В Париже тоже искали контактов с послеполтавской Россией. «При версальском дворе образовалось даже нечто вроде “русской партии”, возглавляемой министром иностранных дел де Торси, который рекомендовал королю переориентировать восточную политику Франции, сделав ставку не на переживавшую упадок Швецию, а на набиравшую силу Россию. В памятных записках, составленных де Торси для Людовика XIV в 1710 г. подчеркивалось, что Франция “не имеет никакого интереса в настоящий момент дорожить Швецией” и что самым правильным было бы содействовать созданию новой восточной коалиции в составе России, Польши, Дании и Бранденбурга… Заручившись дружбой Москвы, мы сможем создать достаточно внушительный противовес Австрийскому дому»[419]
.Однако до конца жизни отношение Людовика XIV к России оставалось враждебным. Король вел двойную игру: французские и шведские дипломаты в Стамбуле разыгрывали «партию войны» и провоцировали султана к нападению, и в 1710 г. Турция объявила эту войну. Де Балюз же в Москве исполнял «партию мира», предлагал посредничество в мирных переговорах и с султаном, и с Карлом XII на условиях uti posidetis (кто чем владеет, да владеет). 16 мая 1711 г. Петр в личной беседе с послом заявил, что посредничество Людовика XIV возможно только в переговорах с султаном, споры со шведским королем будем решать сами[420]
.В 1710–1711 гг. Россия не вела активных военных действий в Померании и Северной Германии. Основные силы ее были заняты начавшейся в 1710 г. войной с Османской империей, только у Августа II под Гданьском оставили 6-тысячный корпус под командой П. И. Яковлева, который осенью 1709 г. был передан Фредерику IV.
Ход военных действий против Османской империи, неудачный поход и Прутский мир 1711 г. с последующими договорами 1712 и 1713 гг., по которым пришлось отдать Азов, Таганрог, и все Запорожье до настоящего времени остаются недостаточно изученными и вызывают споры среди историков. Эти вопросы требуют специального исследования[421]
. Здесь важно подчеркнуть главное: влияние России на европейскую политику и на ход войны за испанское наследство продолжает расти. Россия берет на себя право единолично решать спорные вопросы в отношениях между участниками Северного союза и со странами Великого союза.Решающая роль России в Северной войне сказалась уже при планировании военных действий в Померании. На совещании в Колдинге 31 марта 1712 г. приняли план Петра I: высадить десант на о. Рюген и овладеть г. Штральзундом, расположенном к югу от Рюгена, на материковом берегу узкого пролива. Но прежде всего целесообразно ли было захватить в Померании, в устье Одера г. Штеттин, гарнизон которого угрожал тыловым коммуникациям русских войск[422]

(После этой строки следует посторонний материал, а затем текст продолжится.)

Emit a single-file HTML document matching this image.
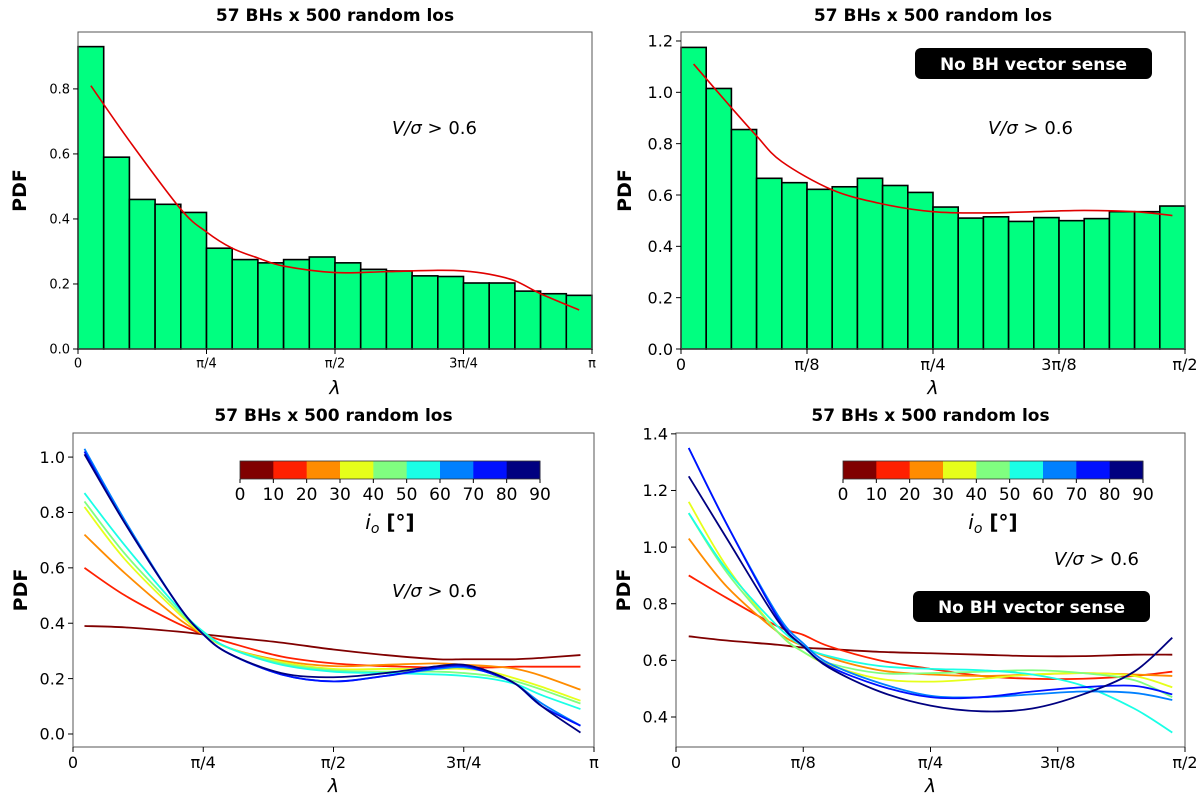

.Впрочем, взятие Штеттина требовалось не только для безопасности коммуникаций русской армии, но и для расширения состава Северного союза, что не очень заботило Данию и Саксонию. Уже в этом стратегия Петра I была на голову выше политики Фредерика IV, и уж тем более Августа II. Зная о том, что прусский король Фридрих I намерен расширить свои владения в Померании, Петр I предложил после того, как русские возьмут Штеттин, передать его Фридриху I при условии, что Пруссия ни при каких условиях не вернет его Швеции и не пропустит шведские войска в Саксонию и Польшу. В сентябре 1712 г. Петр I и представитель Пруссии генерал-майор Гакеборн в г. Грибсвальде заключили соответствующий договор, к которому присоединился и Август II[423]
. Это свидетельствовало о влиянии России. В последний момент прусский король побоялся конфликта со Швецией и не ратифицировал договор, но это была только отсрочка.Итог военных действий в 1712–1713 гг. для шведов был весьма печальным, если не катастрофическим. Решающее поражение (хотя почти бескровное – русские потеряли всего 34 человека) войска под командованием Петра I нанесли шведскому генерал-фельдмаршалу графу Магнусу Стенбоку 31 января 1713 г. у Фридрихштадта (в Шлезвиге) они атаковали неприятеля по узким дамбам, возведенным для защиты от моря[424]
. Едва русские пошли в атаку, как шведы, побросав пушки в воду обратились в бегство. «Наши следовать скоро за оным не могли… понеже такая была вяская грязь, что не только со всех салдат обуфь стащила, но у многих лошадей потковы выдирала», – писал Петр I в реляции о военных действиях[425].